Fracture Growth Kinematics in Tight Sandstone Reservoirs

Abstract

Opening-mode fractures—joints and veins—are widespread structures in sedimentary rocks even in slightly deformed and flat-lying sequences. Understanding the growth and connectivity of fractures in low permeability sandstone reservoirs is essential for optimal hydrocarbon exploitation. In a linear elastic fracture mechanics framework, it is generally assumed that fractures widen in aperture while they propagate in length or height. However, it is also conceivable that a phase of proportional aperture to length or height growth is followed by a phase of aperture growth with relatively slow or arrested tip propagation. Slow propagation relative to aperture opening can occur by non-elastic deformation processes or if the material elastic properties change over time. Fracture propagation in length or height can be halted by material strength heterogeneities. To test for concurrent length versus aperture growth of these fractures, I reconstructed the crack-seal opening history for multiple cement bridges sampled at different distances from the tip of three opening-mode fractures in Travis Peak Sandstone of the SFOT-1 well, East Texas. Crack-seal cement bridges have been interpreted to form by repeated incremental fracture opening and subsequent precipitation of quartz cement that bridges the fractures.
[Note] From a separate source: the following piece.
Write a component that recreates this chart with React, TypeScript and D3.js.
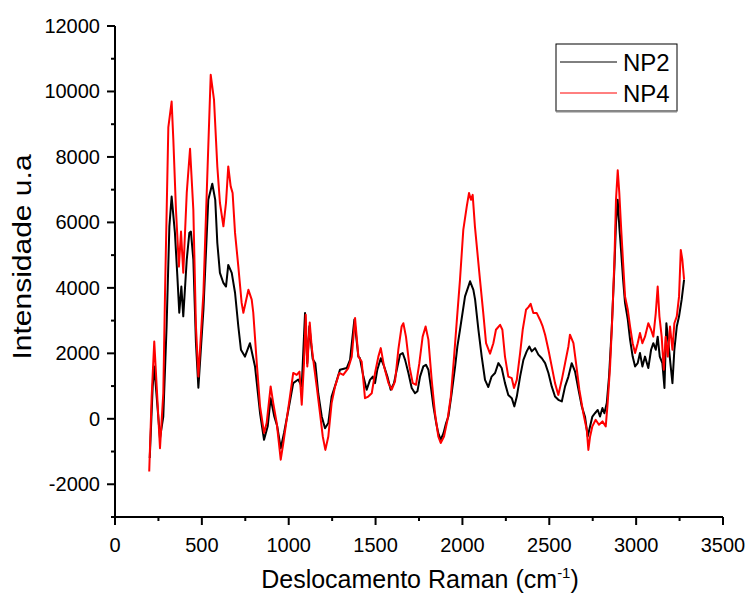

Crack-seal cement textures were imaged using a scanning electron microscope with a cathodoluminescence detector, and the number and thickness of crack-seal cement increments determined. Trends in crack-seal increments number and thickness are consistent with fast initial fracture propagation relative to aperture growth, followed by a stage of slow propagation and pronounced aperture growth. Cumulative fracture opening displacement based on palinspastic reconstruction of two cement bridges was compared to analytical solutions for a stationary and a propagating fracture aperture as a function of position relative to the fracture tip in an elastic medium. Based on this comparison, I conclude that the crack-seal cement record reflects largely the phase of dominant aperture growth and subcritical fracture propagation under constant loading stress.